━━ Task input ━━

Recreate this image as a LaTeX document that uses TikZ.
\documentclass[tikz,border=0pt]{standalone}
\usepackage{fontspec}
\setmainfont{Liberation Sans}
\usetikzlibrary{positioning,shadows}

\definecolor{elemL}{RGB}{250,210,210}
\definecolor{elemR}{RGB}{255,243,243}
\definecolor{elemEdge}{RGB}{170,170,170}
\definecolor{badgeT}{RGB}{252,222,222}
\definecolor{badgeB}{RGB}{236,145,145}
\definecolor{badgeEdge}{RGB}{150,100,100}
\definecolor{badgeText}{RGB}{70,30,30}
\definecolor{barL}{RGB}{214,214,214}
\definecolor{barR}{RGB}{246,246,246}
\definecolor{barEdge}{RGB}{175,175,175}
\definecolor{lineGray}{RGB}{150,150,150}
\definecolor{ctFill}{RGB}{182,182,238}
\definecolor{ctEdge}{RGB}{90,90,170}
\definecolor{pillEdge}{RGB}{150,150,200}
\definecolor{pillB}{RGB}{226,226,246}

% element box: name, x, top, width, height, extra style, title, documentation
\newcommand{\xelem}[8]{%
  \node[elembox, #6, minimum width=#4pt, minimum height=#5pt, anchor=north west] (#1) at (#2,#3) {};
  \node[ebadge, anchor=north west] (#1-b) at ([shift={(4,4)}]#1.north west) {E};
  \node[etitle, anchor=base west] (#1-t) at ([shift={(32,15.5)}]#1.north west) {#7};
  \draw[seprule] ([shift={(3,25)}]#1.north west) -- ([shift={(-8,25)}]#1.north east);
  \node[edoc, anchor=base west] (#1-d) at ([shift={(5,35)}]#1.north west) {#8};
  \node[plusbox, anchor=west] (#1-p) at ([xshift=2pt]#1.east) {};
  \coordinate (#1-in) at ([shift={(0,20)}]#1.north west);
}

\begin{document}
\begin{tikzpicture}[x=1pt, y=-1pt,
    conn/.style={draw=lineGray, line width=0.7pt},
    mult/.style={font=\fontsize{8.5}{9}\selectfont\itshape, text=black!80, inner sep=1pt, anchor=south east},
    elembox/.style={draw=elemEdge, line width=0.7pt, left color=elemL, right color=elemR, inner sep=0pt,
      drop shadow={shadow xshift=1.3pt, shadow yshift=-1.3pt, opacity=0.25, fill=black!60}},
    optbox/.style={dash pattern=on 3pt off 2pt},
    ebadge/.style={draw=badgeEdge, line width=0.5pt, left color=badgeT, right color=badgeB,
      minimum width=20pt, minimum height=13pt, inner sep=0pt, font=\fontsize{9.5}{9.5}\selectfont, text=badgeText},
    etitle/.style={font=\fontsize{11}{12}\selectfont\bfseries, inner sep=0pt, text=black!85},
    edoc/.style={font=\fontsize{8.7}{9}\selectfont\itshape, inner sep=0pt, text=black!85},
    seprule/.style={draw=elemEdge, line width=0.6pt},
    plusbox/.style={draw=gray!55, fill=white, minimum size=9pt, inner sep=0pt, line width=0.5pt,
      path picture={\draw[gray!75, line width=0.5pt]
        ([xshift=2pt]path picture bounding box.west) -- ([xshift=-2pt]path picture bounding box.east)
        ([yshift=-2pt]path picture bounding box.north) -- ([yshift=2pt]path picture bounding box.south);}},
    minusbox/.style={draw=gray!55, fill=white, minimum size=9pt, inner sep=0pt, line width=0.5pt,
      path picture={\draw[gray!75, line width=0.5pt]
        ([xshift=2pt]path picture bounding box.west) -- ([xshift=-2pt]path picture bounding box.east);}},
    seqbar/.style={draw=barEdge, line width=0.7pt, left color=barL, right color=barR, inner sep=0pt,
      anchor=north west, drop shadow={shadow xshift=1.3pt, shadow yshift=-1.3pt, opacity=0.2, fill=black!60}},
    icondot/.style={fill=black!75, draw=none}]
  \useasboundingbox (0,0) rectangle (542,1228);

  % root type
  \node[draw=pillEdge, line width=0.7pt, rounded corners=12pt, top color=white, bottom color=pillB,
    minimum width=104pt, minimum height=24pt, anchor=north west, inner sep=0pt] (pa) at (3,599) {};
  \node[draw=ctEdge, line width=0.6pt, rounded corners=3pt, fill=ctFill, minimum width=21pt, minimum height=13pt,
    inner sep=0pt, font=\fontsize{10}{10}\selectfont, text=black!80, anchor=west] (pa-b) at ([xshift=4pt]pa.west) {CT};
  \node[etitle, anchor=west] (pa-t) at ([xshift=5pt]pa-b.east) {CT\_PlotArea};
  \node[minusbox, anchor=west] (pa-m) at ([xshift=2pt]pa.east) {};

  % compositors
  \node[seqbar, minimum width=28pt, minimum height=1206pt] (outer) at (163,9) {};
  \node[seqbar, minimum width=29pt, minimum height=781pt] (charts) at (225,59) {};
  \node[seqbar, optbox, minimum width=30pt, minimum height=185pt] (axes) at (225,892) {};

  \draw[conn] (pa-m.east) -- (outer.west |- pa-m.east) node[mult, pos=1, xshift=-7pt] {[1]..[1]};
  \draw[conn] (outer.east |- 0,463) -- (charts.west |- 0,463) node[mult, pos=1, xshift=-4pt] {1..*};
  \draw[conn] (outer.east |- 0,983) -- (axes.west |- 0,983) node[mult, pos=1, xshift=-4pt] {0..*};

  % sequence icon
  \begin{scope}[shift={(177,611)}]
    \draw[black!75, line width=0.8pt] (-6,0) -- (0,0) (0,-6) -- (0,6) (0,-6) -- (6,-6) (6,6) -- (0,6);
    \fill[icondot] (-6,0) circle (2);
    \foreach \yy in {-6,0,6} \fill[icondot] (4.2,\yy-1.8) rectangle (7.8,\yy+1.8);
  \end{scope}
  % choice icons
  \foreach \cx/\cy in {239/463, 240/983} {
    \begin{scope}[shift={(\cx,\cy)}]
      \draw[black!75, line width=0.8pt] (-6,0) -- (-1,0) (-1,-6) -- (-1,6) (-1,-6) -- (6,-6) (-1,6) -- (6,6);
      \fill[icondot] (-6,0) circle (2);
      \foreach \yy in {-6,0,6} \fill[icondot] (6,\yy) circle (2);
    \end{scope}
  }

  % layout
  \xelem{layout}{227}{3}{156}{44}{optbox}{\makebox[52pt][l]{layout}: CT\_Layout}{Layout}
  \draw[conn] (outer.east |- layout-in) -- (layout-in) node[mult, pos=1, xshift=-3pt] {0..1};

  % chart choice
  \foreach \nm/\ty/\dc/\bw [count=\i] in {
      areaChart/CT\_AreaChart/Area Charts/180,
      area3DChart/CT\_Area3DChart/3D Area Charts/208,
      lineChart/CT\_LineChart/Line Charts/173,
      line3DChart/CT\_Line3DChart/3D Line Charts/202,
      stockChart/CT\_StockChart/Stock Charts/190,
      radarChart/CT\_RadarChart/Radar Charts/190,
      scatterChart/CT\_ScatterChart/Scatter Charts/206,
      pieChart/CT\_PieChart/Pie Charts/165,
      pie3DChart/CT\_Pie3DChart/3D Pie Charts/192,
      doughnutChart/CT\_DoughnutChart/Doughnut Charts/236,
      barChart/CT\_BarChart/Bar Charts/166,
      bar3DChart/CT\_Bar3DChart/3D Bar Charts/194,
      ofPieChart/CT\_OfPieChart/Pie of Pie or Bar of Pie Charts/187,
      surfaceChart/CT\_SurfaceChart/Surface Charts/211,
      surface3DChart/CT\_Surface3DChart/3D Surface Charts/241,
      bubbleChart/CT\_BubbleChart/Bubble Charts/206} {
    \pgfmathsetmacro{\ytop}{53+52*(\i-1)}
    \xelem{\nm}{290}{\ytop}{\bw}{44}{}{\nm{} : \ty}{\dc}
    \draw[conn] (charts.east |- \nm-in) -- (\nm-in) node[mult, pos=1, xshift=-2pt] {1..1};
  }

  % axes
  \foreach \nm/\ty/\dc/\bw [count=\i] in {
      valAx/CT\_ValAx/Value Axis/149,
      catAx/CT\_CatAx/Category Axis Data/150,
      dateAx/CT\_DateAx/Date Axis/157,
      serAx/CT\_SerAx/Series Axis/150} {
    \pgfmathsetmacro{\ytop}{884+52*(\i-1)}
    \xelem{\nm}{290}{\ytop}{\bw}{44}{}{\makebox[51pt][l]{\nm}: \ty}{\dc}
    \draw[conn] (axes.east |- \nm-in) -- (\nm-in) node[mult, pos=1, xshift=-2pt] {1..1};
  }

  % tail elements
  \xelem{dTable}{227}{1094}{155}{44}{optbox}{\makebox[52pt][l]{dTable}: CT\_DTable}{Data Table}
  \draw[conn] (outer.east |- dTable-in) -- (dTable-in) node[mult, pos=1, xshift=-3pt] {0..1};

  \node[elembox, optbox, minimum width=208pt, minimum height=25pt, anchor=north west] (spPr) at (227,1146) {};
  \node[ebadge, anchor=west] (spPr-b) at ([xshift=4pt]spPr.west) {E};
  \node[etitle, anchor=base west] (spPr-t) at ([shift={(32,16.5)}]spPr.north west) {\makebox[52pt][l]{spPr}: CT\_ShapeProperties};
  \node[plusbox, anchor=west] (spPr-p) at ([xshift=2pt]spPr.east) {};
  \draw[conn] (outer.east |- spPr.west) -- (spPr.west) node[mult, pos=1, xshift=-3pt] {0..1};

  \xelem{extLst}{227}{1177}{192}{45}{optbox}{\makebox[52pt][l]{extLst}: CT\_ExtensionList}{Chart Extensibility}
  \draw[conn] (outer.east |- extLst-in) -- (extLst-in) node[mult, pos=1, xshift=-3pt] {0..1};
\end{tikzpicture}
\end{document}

━━━
━━ Task input ━━

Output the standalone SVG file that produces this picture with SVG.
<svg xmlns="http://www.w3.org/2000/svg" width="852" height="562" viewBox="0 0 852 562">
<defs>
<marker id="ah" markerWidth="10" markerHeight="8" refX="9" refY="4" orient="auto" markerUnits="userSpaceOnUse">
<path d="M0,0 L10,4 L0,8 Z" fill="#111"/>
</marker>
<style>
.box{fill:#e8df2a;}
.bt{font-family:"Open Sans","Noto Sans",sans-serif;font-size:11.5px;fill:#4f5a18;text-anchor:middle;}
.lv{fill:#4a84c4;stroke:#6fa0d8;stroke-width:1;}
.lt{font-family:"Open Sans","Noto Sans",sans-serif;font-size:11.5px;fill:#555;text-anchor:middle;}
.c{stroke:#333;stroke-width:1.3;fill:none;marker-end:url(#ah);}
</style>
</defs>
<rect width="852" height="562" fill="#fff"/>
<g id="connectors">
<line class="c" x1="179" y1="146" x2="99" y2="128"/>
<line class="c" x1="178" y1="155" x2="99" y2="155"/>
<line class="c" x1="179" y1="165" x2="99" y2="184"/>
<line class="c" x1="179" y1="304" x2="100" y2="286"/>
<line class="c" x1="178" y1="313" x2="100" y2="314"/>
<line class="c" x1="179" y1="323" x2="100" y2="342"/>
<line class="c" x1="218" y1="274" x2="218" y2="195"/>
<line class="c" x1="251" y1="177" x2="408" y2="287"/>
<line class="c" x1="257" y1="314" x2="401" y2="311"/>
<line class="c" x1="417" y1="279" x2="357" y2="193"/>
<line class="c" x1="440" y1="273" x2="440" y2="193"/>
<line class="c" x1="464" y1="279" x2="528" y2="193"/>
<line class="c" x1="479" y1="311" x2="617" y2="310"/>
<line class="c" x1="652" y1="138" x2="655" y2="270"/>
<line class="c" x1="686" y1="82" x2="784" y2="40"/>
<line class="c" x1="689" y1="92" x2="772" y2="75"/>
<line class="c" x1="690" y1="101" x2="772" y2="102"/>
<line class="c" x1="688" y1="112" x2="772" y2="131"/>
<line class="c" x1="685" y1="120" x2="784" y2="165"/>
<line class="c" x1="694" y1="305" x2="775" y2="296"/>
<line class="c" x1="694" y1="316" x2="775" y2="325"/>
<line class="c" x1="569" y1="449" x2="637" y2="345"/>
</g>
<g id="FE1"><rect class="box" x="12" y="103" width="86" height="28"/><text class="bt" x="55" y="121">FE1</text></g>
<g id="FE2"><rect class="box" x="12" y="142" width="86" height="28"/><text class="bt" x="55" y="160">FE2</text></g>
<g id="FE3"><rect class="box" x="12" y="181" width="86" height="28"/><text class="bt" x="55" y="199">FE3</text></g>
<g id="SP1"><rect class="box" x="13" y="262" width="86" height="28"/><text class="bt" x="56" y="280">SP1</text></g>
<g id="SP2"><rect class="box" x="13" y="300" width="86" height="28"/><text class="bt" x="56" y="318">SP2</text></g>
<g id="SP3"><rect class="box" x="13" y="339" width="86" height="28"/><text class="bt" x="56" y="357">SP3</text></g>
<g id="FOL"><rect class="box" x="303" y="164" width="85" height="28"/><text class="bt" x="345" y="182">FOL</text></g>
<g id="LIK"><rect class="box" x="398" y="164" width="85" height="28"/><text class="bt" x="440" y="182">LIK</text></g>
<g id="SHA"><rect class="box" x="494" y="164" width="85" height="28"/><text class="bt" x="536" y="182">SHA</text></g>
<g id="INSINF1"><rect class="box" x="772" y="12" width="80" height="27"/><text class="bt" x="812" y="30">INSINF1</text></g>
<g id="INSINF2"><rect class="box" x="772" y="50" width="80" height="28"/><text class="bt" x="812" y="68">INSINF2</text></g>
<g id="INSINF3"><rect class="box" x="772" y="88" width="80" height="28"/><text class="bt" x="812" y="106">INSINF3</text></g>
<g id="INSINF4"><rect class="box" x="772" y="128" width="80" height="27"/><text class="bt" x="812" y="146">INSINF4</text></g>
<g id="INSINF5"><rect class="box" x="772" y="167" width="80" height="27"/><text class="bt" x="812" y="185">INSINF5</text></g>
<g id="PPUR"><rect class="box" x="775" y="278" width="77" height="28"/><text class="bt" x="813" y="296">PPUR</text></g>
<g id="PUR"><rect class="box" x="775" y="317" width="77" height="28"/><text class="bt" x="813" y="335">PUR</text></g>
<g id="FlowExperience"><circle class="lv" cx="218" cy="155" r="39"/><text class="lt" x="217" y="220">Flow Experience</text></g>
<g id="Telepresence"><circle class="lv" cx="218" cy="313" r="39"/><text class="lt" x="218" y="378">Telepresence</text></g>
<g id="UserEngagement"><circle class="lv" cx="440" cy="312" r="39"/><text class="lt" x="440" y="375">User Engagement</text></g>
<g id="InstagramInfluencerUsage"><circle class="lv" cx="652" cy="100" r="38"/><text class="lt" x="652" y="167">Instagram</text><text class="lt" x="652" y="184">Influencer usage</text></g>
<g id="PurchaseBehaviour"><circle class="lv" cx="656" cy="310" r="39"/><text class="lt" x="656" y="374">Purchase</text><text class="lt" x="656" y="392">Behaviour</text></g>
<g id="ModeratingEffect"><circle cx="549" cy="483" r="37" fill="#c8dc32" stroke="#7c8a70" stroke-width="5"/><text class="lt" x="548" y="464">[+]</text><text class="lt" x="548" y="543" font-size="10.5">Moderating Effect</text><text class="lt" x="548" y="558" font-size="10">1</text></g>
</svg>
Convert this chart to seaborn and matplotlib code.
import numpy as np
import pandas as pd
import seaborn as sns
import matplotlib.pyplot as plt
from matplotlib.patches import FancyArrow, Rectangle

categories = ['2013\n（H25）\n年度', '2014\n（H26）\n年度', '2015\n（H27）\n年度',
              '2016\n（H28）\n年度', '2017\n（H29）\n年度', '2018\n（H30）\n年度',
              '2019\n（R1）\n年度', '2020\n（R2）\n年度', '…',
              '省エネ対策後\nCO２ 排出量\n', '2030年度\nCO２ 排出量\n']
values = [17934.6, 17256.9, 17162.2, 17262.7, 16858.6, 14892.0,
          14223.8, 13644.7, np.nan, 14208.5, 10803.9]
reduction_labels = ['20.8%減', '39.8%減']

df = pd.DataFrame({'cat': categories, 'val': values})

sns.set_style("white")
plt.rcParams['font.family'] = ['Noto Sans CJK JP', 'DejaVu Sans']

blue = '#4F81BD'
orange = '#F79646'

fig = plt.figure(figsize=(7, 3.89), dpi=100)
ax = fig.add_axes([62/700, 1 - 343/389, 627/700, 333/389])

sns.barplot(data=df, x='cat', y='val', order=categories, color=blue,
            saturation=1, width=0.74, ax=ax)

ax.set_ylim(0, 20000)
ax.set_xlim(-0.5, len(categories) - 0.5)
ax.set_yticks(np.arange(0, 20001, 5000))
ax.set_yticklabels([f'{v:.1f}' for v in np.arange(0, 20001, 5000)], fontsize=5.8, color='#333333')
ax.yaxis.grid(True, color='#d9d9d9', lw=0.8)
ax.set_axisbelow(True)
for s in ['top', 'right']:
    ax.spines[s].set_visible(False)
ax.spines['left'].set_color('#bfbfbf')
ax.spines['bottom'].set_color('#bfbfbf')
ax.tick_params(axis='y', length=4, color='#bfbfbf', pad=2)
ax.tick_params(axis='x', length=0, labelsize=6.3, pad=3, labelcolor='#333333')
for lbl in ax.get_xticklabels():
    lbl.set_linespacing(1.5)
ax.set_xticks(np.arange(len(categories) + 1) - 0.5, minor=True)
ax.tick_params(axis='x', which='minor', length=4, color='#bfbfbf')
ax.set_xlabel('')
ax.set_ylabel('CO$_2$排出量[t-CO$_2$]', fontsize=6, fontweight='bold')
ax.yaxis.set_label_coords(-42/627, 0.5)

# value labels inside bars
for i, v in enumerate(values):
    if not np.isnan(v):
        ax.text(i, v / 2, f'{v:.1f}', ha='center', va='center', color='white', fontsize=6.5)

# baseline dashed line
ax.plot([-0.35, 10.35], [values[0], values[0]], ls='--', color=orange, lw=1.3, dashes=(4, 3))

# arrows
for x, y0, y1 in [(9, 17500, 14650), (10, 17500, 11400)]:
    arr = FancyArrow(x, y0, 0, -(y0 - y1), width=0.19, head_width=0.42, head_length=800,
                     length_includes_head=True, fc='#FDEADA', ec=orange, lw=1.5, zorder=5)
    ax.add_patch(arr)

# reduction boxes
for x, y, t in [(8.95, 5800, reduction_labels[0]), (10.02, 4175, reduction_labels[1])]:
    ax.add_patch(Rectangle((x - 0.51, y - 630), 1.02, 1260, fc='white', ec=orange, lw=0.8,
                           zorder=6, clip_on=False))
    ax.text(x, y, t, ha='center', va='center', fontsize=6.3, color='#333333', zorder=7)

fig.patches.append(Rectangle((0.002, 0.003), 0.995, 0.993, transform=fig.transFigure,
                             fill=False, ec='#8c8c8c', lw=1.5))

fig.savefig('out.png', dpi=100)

━━━
━━ Task input ━━

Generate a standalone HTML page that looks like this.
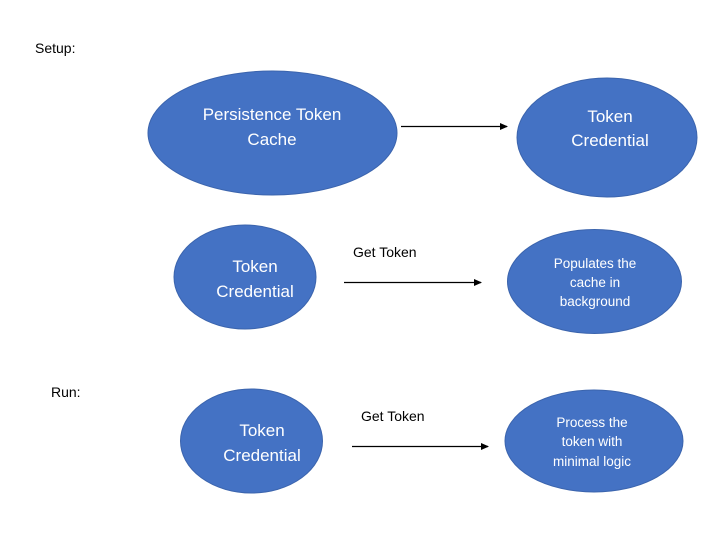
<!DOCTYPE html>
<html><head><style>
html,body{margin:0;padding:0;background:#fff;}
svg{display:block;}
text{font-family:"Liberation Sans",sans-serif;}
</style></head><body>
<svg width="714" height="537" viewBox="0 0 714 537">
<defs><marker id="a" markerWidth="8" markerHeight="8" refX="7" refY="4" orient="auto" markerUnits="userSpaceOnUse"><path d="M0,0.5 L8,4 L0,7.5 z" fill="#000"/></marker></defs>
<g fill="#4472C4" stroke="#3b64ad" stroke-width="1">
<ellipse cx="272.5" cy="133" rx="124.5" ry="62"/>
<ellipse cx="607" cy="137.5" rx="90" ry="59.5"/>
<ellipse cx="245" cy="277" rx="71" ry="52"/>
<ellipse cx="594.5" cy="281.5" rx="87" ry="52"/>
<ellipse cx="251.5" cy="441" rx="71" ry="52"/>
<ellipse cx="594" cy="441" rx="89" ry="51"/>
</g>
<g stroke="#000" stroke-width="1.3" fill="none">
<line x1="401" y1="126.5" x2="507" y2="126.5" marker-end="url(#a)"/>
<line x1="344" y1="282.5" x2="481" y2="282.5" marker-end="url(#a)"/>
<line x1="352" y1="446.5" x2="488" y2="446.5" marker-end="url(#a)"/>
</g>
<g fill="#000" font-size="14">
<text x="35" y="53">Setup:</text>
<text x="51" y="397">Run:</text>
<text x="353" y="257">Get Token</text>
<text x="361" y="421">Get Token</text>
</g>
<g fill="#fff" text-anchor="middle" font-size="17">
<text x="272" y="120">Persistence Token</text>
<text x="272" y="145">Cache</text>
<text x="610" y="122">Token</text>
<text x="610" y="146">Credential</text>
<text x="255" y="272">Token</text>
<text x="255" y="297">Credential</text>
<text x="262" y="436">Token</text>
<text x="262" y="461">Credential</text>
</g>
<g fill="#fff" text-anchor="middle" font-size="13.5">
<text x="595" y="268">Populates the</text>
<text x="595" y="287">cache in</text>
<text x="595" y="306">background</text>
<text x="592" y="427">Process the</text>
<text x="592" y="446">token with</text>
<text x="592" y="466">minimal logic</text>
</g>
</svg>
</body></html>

━━━

● **Problem requirements**: Select every line above that contains the word "with", and copy it.

● **Result below**:
Output the standalone SVG file that produces this picture with SVG.
<text x="592" y="446">token with</text>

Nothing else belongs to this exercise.